For patients with a common form of lung cancer, a new treatment option arrived in the United States on August 15, 2024. The drug, known as Lazertinib and sold under brand names including Lazcluze and Leclaza, is now cleared for medical use. It targets non-small cell lung cancer, a disease that accounts for the vast majority of lung cancer diagnoses.
Lazertinib works by blocking a specific protein called the epidermal growth factor receptor. This receptor, when active, can drive cancer cells to grow and spread. By inhibiting it, the drug aims to slow or stop that growth. The approval follows years of clinical development and an earlier green light in South Korea, where the medication has been available since January 2021.
The side effect profile is substantial. Patients treated with Lazertinib commonly experience rash, nail toxicity, and infusion-related reactions. Musculoskeletal pain, edema, and stomatitis are also frequent. The list includes venous thromboembolism, paresthesia, fatigue, diarrhea, constipation, and COVID-19 infection. Hemorrhage, dry skin, decreased appetite, pruritus, nausea, and ocular toxicity round out the adverse reactions. These risks mean doctors will need to monitor patients closely, managing symptoms as they arise.
The approval matters because non-small cell lung cancer remains a leading cause of cancer death. Treatment options have expanded in recent years, but the disease still claims hundreds of thousands of lives annually. Lazertinib adds another tool—one that attacks a specific molecular target. For patients whose tumors harbor mutations in the epidermal growth factor receptor, this drug could make a real difference.

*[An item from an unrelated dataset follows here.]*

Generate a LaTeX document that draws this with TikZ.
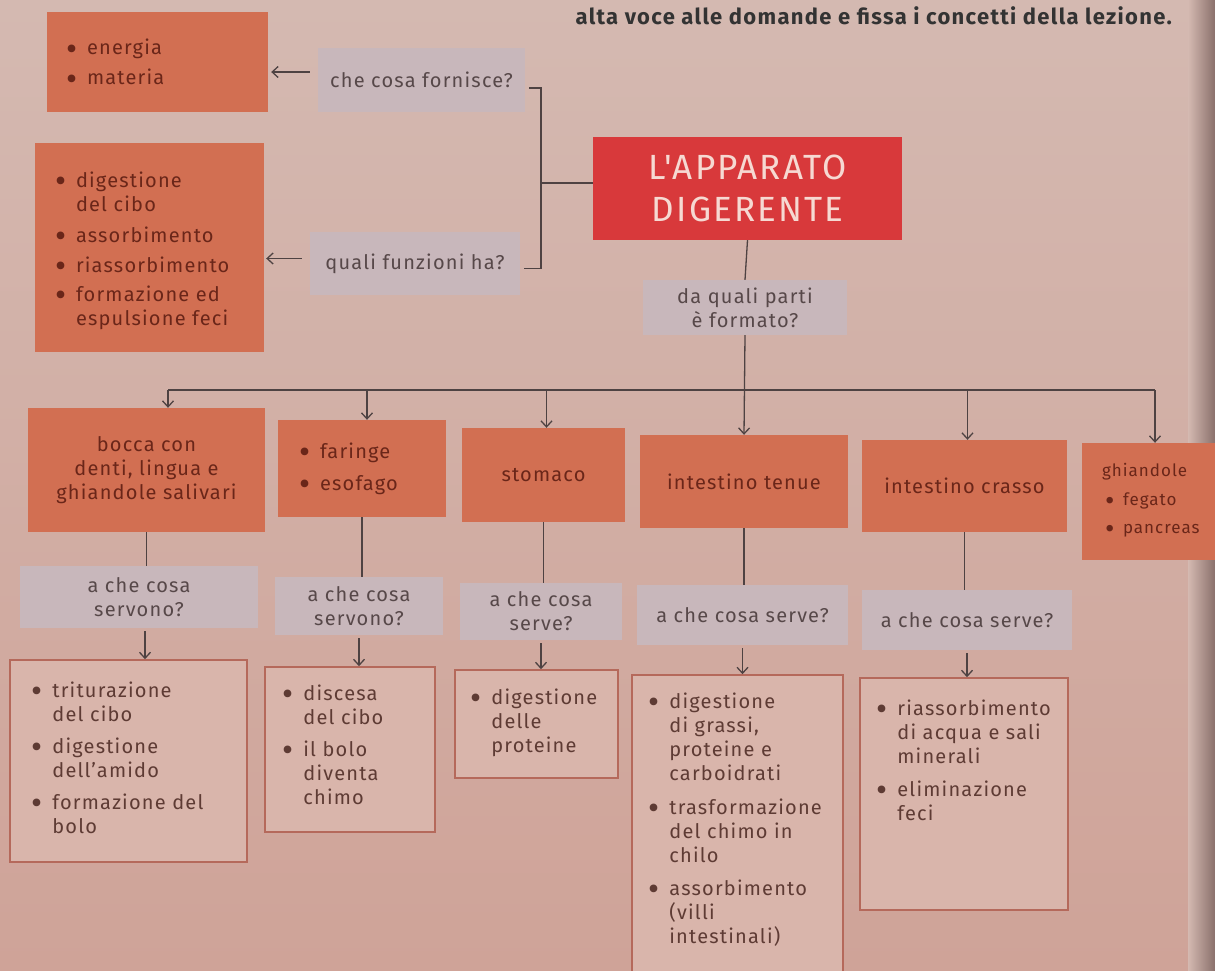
\documentclass[tikz,border=0pt]{standalone}
\usepackage{fontspec}
\setmainfont{Fira Sans}[LetterSpace=6.0]
\newfontfamily\titlefont{Fira Sans}[LetterSpace=6.0]
\usetikzlibrary{arrows.meta,calc}
\definecolor{bgtop}{HTML}{D4B9B1}
\definecolor{bgbot}{HTML}{CFA398}
\definecolor{gutter}{HTML}{8A706B}
\definecolor{org}{HTML}{D26F52}
\definecolor{orgtxt}{HTML}{6A2619}
\definecolor{ttl}{HTML}{D8393B}
\definecolor{ttltxt}{HTML}{F6D9D2}
\definecolor{qfill}{HTML}{C8B7BB}
\definecolor{qtxt}{HTML}{574849}
\definecolor{afill}{HTML}{D9B5AB}
\definecolor{aline}{HTML}{B5695B}
\definecolor{atxt}{HTML}{5E3B34}
\definecolor{ln}{HTML}{4E4242}
\newcommand{\dotb}{\smash{\raisebox{-0.27em}{\scalebox{1.7}{\textbullet}}}}
\newcommand{\itm}{\makebox[21pt][l]{\dotb}}
\newcommand{\ind}{\hspace*{21pt}}
\tikzset{
  base/.style={font=\fontsize{20}{24}\selectfont},
  obox/.style={base, fill=org, text=orgtxt, inner sep=0pt, align=center},
  qbox/.style={base, fill=qfill, text=qtxt, inner sep=0pt, align=center},
  abox/.style={fill=afill, draw=aline, line width=1.6pt, inner sep=0pt},
  otext/.style={base, text=orgtxt, align=left, inner sep=0pt, anchor=west},
  atext/.style={base, text=atxt, align=left, inner sep=0pt, anchor=north west},
  conn/.style={draw=ln, line width=1.3pt},
  arr/.style={conn, -{Straight Barb[length=6pt,width=11pt,line width=1.3pt]}},
}
\begin{document}
\begin{tikzpicture}[x=1pt,y=-1pt]
\useasboundingbox (0,0) rectangle (1215,970);
\shade[top color=bgtop, bottom color=bgbot] (0,0) rectangle (1215,970);
\shade[left color=bgtop, right color=gutter] (1188,0) rectangle (1215,970);

\node[font=\bfseries\fontsize{22}{24}\selectfont, text=black!80, anchor=base east, inner sep=0pt] (intro) at (1172,24) {alta voce alle domande e fissa i concetti della lezione.};

% top left column
\node[obox, minimum width=221pt, minimum height=100pt] (energia) at (157.5,62) {};
\node[otext] (energiat) at ([xshift=19pt]energia.west) {\itm energia\\[6pt]\itm materia};
\node[qbox, minimum width=207pt, minimum height=64pt] (fornisce) at (421.5,80) {che cosa fornisce?};

\node[obox, minimum width=229pt, minimum height=209pt] (funzioni) at (149.5,247.5) {};
\node[otext] (funzionit) at ([xshift=20pt,yshift=-3pt]funzioni.west) {\itm digestione\\ \ind del cibo\\[7pt] \itm assorbimento\\[6pt] \itm riassorbimento\\[5pt] \itm formazione ed\\ \ind espulsione feci};
\node[qbox, minimum width=210pt, minimum height=63pt] (qfunz) at (415,263.5) {quali funzioni ha?};

% title
\node[fill=ttl, text=ttltxt, minimum width=309pt, minimum height=103pt, inner sep=0pt, align=center, font=\titlefont\fontsize{35}{42}\selectfont] (titolo) at (747.5,188.5) {L'APPARATO\\DIGERENTE};
\node[qbox, minimum width=204pt, minimum height=55pt] (daquali) at (745,307.5) {da quali parti\\è formato?};

% organs
\node[obox, minimum width=237pt, minimum height=124pt] (bocca) at (146.5,470) {bocca con\\denti, lingua e\\ghiandole salivari};
\node[obox, minimum width=168pt, minimum height=97pt] (faringe) at (362,468.5) {};
\node[otext] (faringet) at ([xshift=21pt]faringe.west) {\itm faringe\\[8pt]\itm esofago};
\node[obox, minimum width=163pt, minimum height=94pt] (stomaco) at (543.5,475) {stomaco};
\node[obox, minimum width=208pt, minimum height=93pt] (tenue) at (744,481.5) {intestino tenue};
\node[obox, minimum width=205pt, minimum height=92pt] (crasso) at (964.5,486) {intestino crasso};
\node[obox, minimum width=146pt, minimum height=117pt] (ghiand) at (1155,501.5) {};
\node[otext, font=\fontsize{17}{22}\selectfont] (ghiandt) at ([xshift=20pt,yshift=1pt]ghiand.west) {ghiandole\\[7pt]\hspace*{3pt}\makebox[18pt][l]{\dotb}fegato\\[6pt]\hspace*{3pt}\makebox[18pt][l]{\dotb}pancreas};

% questions
\node[qbox, minimum width=238pt, minimum height=62pt] (qbocca) at (139,597) {a che cosa\\servono?};
\node[qbox, minimum width=168pt, minimum height=58pt] (qfaringe) at (359,606) {a che cosa\\servono?};
\node[qbox, minimum width=162pt, minimum height=57pt] (qstomaco) at (541,611.5) {a che cosa\\serve?};
\node[qbox, minimum width=211pt, minimum height=60pt] (qtenue) at (742.5,615) {a che cosa serve?};
\node[qbox, minimum width=210pt, minimum height=60pt] (qcrasso) at (967,620) {a che cosa serve?};

% answers
\node[abox, minimum width=237pt, minimum height=202pt] (abocca) at (128.5,761) {};
\node[atext] (aboccat) at ([xshift=22pt,yshift=-22pt]abocca.north west) {\itm triturazione\\ \ind del cibo\\[8pt] \itm digestione\\ \ind dell'amido\\[8pt] \itm formazione del\\ \ind bolo};
\node[abox, minimum width=170pt, minimum height=165pt] (afaringe) at (350,749.5) {};
\node[atext] (afaringet) at ([xshift=18pt,yshift=-18pt]afaringe.north west) {\itm discesa\\ \ind del cibo\\[8pt] \itm il bolo\\ \ind diventa\\ \ind chimo};
\node[abox, minimum width=163pt, minimum height=108pt] (astomaco) at (536.5,724) {};
\node[atext] (astomacot) at ([xshift=16pt,yshift=-19pt]astomaco.north west) {\itm digestione\\ \ind delle\\ \ind proteine};
\node[abox, minimum width=211pt, minimum height=320pt] (atenue) at (737.5,835) {};
\node[atext] (atenuet) at ([xshift=17pt,yshift=-18pt]atenue.north west) {\itm digestione\\ \ind di grassi,\\ \ind proteine e\\ \ind carboidrati\\[10pt] \itm trasformazione\\ \ind del chimo in\\ \ind chilo\\[9pt] \itm assorbimento\\ \ind (villi\\ \ind intestinali)};
\node[abox, minimum width=208pt, minimum height=232pt] (acrasso) at (964,794) {};
\node[atext] (acrassot) at ([xshift=17pt,yshift=-22pt]acrasso.north west) {\itm riassorbimento\\ \ind di acqua e sali\\ \ind minerali\\[9pt] \itm eliminazione\\ \ind feci};

% connectors top
\draw[arr, shorten <=8pt, shorten >=3pt] (fornisce.west |- energia.east) ++(0,10) coordinate (fw) (fw) -- (fw -| energia.east);
\draw[arr, shorten <=8pt, shorten >=2pt] ([yshift=5pt]qfunz.west) -- ([yshift=5pt]qfunz.west -| funzioni.east);
\coordinate (jn) at (541,183);
\draw[conn] ([xshift=4pt,yshift=-8pt]fornisce.east) -| (jn) |- ([xshift=4pt,yshift=-5pt]qfunz.east);
\draw[conn] (jn) -- (jn -| titolo.west);
\draw[conn] (titolo.south) -- (daquali.north);

% bus
\coordinate (bus) at (0,390);
\draw[conn] ([xshift=21.5pt]bocca.north |- bus) -- (ghiand.north |- bus);
\draw[arr] (daquali.south) -- (tenue.north);
\draw[arr] ([xshift=21.5pt]bocca.north |- bus) -- ([xshift=21.5pt]bocca.north);
\draw[arr] ([xshift=5pt]faringe.north |- bus) -- ([xshift=5pt]faringe.north);
\draw[arr] ([xshift=3pt]stomaco.north |- bus) -- ([xshift=3pt]stomaco.north);
\draw[arr] ([xshift=3pt]crasso.north |- bus) -- ([xshift=3pt]crasso.north);
\draw[arr] (ghiand.north |- bus) -- (ghiand.north);

% organ -> question
\draw[conn] (bocca.south) -- (bocca.south |- qbocca.north);
\draw[conn] (faringe.south) -- (faringe.south |- qfaringe.north);
\draw[conn] (stomaco.south) -- (stomaco.south |- qstomaco.north);
\draw[conn] (tenue.south) -- (tenue.south |- qtenue.north);
\draw[conn] (crasso.south) -- (crasso.south |- qcrasso.north);

% question -> answer
\draw[arr, shorten <=3pt] ([xshift=6pt]qbocca.south) -- ([xshift=6pt]qbocca.south |- abocca.north);
\draw[arr, shorten <=3pt] (qfaringe.south) -- (qfaringe.south |- afaringe.north);
\draw[arr, shorten <=3pt] (qstomaco.south) -- (qstomaco.south |- astomaco.north);
\draw[arr, shorten <=3pt] (qtenue.south) -- (qtenue.south |- atenue.north);
\draw[arr, shorten <=3pt] (qcrasso.south) -- (qcrasso.south |- acrasso.north);
\end{tikzpicture}
\end{document}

What comes next is the real-world rollout. Hospitals and clinics must decide how to integrate Lazertinib into existing treatment protocols. Insurers will set coverage policies. Patients and oncologists will weigh the benefits against the side effects. The drug’s performance in broader populations, outside the controlled environment of clinical trials, will become clear only with time.

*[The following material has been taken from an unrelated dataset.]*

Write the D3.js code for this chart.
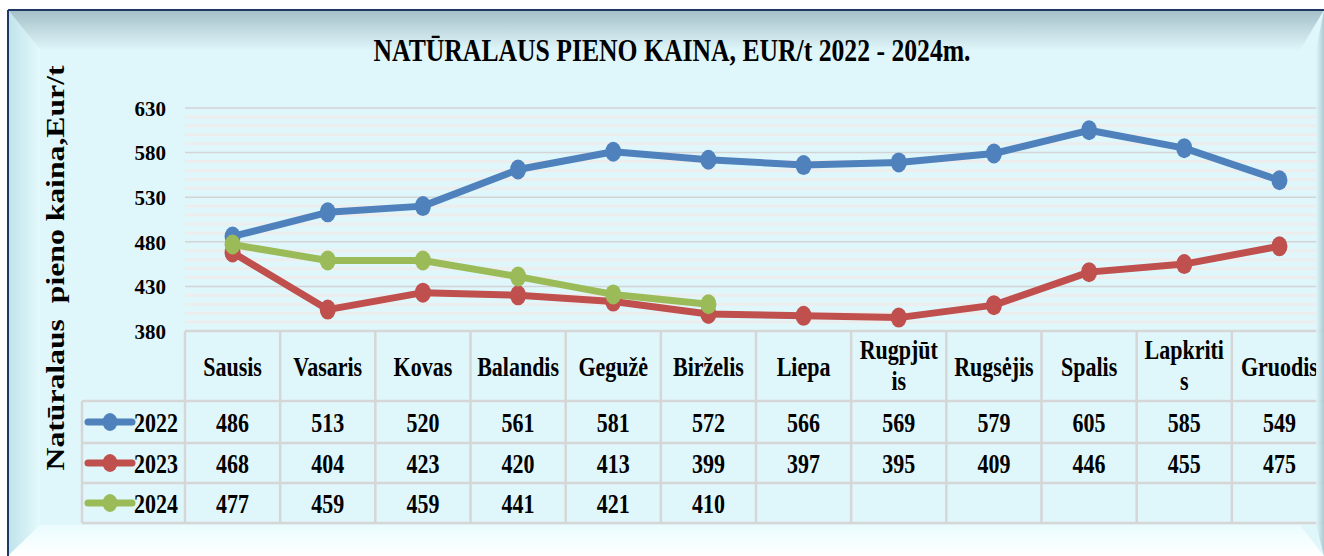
<!DOCTYPE html>
<html>
<head>
<meta charset="utf-8">
<script src="https://cdn.jsdelivr.net/npm/d3@7"></script>
<style>
  html, body { margin: 0; padding: 0; background: #fff; }
</style>
</head>
<body>
<svg id="chart" width="1324" height="556" font-family="Liberation Serif" font-weight="bold"></svg>
<script>
const months = ["Sausis", "Vasaris", "Kovas", "Balandis", "Gegužė", "Birželis",
                "Liepa", "Rugpjūtis", "Rugsėjis", "Spalis", "Lapkritis", "Gruodis"];
// how the long month names wrap in the table header
const monthLines = [["Sausis"], ["Vasaris"], ["Kovas"], ["Balandis"], ["Gegužė"], ["Birželis"],
                    ["Liepa"], ["Rugpjūt", "is"], ["Rugsėjis"], ["Spalis"], ["Lapkriti", "s"], ["Gruodis"]];
const years = ["2022", "2023", "2024"];
const values2022 = [486, 513, 520, 561, 581, 572, 566, 569, 579, 605, 585, 549];
const values2023 = [468, 404, 423, 420, 413, 399, 397, 395, 409, 446, 455, 475];
const values2024 = [477, 459, 459, 441, 421, 410];
const yTicks = [380, 430, 480, 530, 580, 630];

const colors = { "2022": "#4f81bd", "2023": "#c0504d", "2024": "#9bbb59" };
const series = [
    { year: years[0], values: values2022 },
    { year: years[1], values: values2023 },
    { year: years[2], values: values2024 }
];

const FONT = "Liberation Serif";
const svg = d3.select("#chart");
const defs = svg.append("defs");

// the original picture is a little stretched vertically, so text gets a y-scale
function tallText(parent, x, y, sy, size) {
    return parent.append("text")
        .attr("transform", `translate(${x},${y}) scale(1,${sy})`)
        .attr("font-family", FONT).attr("font-weight", "bold")
        .attr("font-size", size).attr("fill", "#000");
}

function linGrad(id, x2, y2, stops) {
    const g = defs.append("linearGradient").attr("id", id)
        .attr("x1", 0).attr("y1", 0).attr("x2", x2).attr("y2", y2);
    stops.forEach(([o, c]) => g.append("stop").attr("offset", o).attr("stop-color", c));
}
linGrad("topBevel", 0, 1, [[0, "#a3bfc8"], [0.5, "#c2dbe1"], [1, "#def5f9"]]);
linGrad("leftBevel", 1, 0, [[0, "#bfe3eb"], [1, "#e4f9fc"]]);
linGrad("bottomBevel", 0, 1, [[0, "#eafcfe"], [1, "#ffffff"]]);
linGrad("rightBevel", 1, 0, [[0, "#dff7fb"], [0.5, "#c4dfe6"], [1, "#a9c6cf"]]);

// frame and bevels
const L = 8, T = 10, R = 1324, B = 556;
const iL = 40, iT = 50, iR = 1300, iB = 525;
svg.append("rect").attr("x", L).attr("y", T).attr("width", R - L).attr("height", B - T)
    .attr("fill", "#dff7fb");
svg.append("polygon").attr("points", [[L, T], [R, T], [iR, iT], [iL, iT]].join(" "))
    .attr("fill", "url(#topBevel)");
svg.append("polygon").attr("points", [[L, T], [iL, iT], [iL, iB], [L, B]].join(" "))
    .attr("fill", "url(#leftBevel)");
svg.append("polygon").attr("points", [[L, B], [iL, iB], [iR, iB], [R, B]].join(" "))
    .attr("fill", "url(#bottomBevel)");
svg.append("rect").attr("x", iL).attr("y", iT).attr("width", iR - iL).attr("height", iB - iT)
    .attr("fill", "#dff7fb");

// scales
const x = d3.scaleBand().domain(months).range([185, 1327]);
const y = d3.scaleLinear().domain([380, 630]).range([331, 108]);
const cx = m => x(m) + x.bandwidth() / 2;

// gridlines
const minorTicks = d3.range(380, 631, 10).filter(v => !yTicks.includes(v));
svg.append("g").selectAll("line").data(minorTicks).join("line")
    .attr("x1", 185).attr("x2", 1320)
    .attr("y1", d => y(d)).attr("y2", d => y(d))
    .attr("stroke", "#ededed").attr("stroke-width", 3);
svg.append("g").selectAll("line").data(yTicks).join("line")
    .attr("x1", 185).attr("x2", 1320)
    .attr("y1", d => y(d)).attr("y2", d => y(d))
    .attr("stroke", "#d4d4d4").attr("stroke-width", 1.5);

// y axis labels
const yAxis = svg.append("g").attr("transform", "translate(172,0)")
    .call(d3.axisLeft(y).tickValues(yTicks).tickSize(0).tickPadding(6));
yAxis.select(".domain").remove();
yAxis.selectAll("text").attr("font-size", 21).attr("fill", "#000")
    .attr("font-family", FONT).attr("font-weight", "bold").attr("dy", "0.35em");

// data table
const rowTop = [331, 401, 443, 483, 523];
const table = svg.append("g").attr("stroke", "#d6d6d6").attr("stroke-width", 2.5).attr("fill", "none");
table.append("line").attr("x1", 185).attr("x2", 1329).attr("y1", rowTop[0]).attr("y2", rowTop[0]);
rowTop.slice(1).forEach(yy =>
    table.append("line").attr("x1", 82).attr("x2", 1329).attr("y1", yy).attr("y2", yy));
table.append("line").attr("x1", 82).attr("x2", 82).attr("y1", rowTop[1]).attr("y2", rowTop[4]);
months.forEach(m =>
    table.append("line").attr("x1", x(m)).attr("x2", x(m)).attr("y1", rowTop[0]).attr("y2", rowTop[4]));

// header labels
const header = svg.append("g");
const SY = 1.25;
months.forEach((m, i) => {
    const lines = monthLines[i];
    const base = lines.length === 1 ? 376 : 359;
    const t = tallText(header, cx(m), base, SY, 22).attr("text-anchor", "middle");
    lines.forEach((ln, j) => t.append("tspan").attr("x", 0).attr("y", j * 31 / SY).text(ln));
});

// value cells and legend keys
series.forEach((s, si) => {
    const yy = (rowTop[si + 1] + rowTop[si + 2]) / 2;
    const g = svg.append("g");
    s.values.forEach((v, i) =>
        tallText(g, cx(months[i]), yy, 1.2, 22).attr("text-anchor", "middle")
            .attr("dy", "0.36em").text(v));
    const lg = svg.append("g");
    lg.append("line").attr("x1", 88).attr("x2", 132).attr("y1", yy).attr("y2", yy)
        .attr("stroke", colors[s.year]).attr("stroke-width", 7).attr("stroke-linecap", "round");
    lg.append("ellipse").attr("cx", 110).attr("cy", yy).attr("rx", 7.5).attr("ry", 9)
        .attr("fill", colors[s.year]);
    tallText(lg, 134, yy, 1.2, 22).attr("dy", "0.36em").text(s.year);
});

// lines and markers
const line = d3.line().x((d, i) => cx(months[i])).y(d => y(d));
series.forEach(s => {
    const g = svg.append("g");
    g.append("path").datum(s.values).attr("d", line)
        .attr("fill", "none").attr("stroke", colors[s.year]).attr("stroke-width", 7)
        .attr("stroke-linejoin", "round");
    g.selectAll("ellipse").data(s.values).join("ellipse")
        .attr("cx", (d, i) => cx(months[i])).attr("cy", d => y(d)).attr("rx", 8).attr("ry", 10)
        .attr("fill", colors[s.year]);
});

// right bevel drawn over the plot edge
svg.append("polygon").attr("points", [[R, T], [R, B], [1316, iB], [1316, iT]].join(" "))
    .attr("fill", "url(#rightBevel)").attr("opacity", 0.9);

// outer border
svg.append("line").attr("x1", L).attr("x2", R).attr("y1", T).attr("y2", T)
    .attr("stroke", "#1f3864").attr("stroke-width", 2);
svg.append("line").attr("x1", L).attr("x2", L).attr("y1", T).attr("y2", B)
    .attr("stroke", "#1f3864").attr("stroke-width", 2);

// titles
tallText(svg, 672, 61, 1.35, 24).attr("text-anchor", "middle")
    .attr("textLength", 597).attr("lengthAdjust", "spacingAndGlyphs")
    .text("NATŪRALAUS PIENO KAINA, EUR/t 2022 - 2024m.");
svg.append("text").attr("transform", "translate(64,268) rotate(-90)")
    .attr("text-anchor", "middle").attr("font-size", 26)
    .attr("font-family", FONT).attr("font-weight", "bold")
    .attr("textLength", 405).attr("lengthAdjust", "spacingAndGlyphs")
    .attr("xml:space", "preserve").text("Natūralaus  pieno kaina,Eur/t");
</script>
</body>
</html>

South Korea’s earlier approval offers some clues. Since January 2021, Korean physicians have gathered experience with the drug. That data, while not a perfect predictor, suggests how the medication might behave in American patients. The U.S. approval was likely informed by that international track record.
Lazertinib belongs to a class of drugs known as kinase inhibitors. These medicines have transformed the treatment of certain cancers, turning some lethal diseases into chronic conditions. But they are not cures, and resistance often develops. The cancer adapts, finding new pathways to grow. Researchers are already studying combinations and next-generation drugs to stay ahead.
For now, the immediate effect is simple: a new option exists. Patients who might have exhausted other therapies now have something else to try. The approval does not mean the drug will work for everyone, and the side effects are real. But for a subset of patients with non-small cell lung cancer, Lazertinib represents a chance at more time.
The Food and Drug Administration’s decision on August 15 ended years of waiting. It also began a new phase: the slow, careful work of bringing the drug to the people who need it. That process will unfold in doctors’ offices, pharmacy shelves, and insurance negotiations across the country.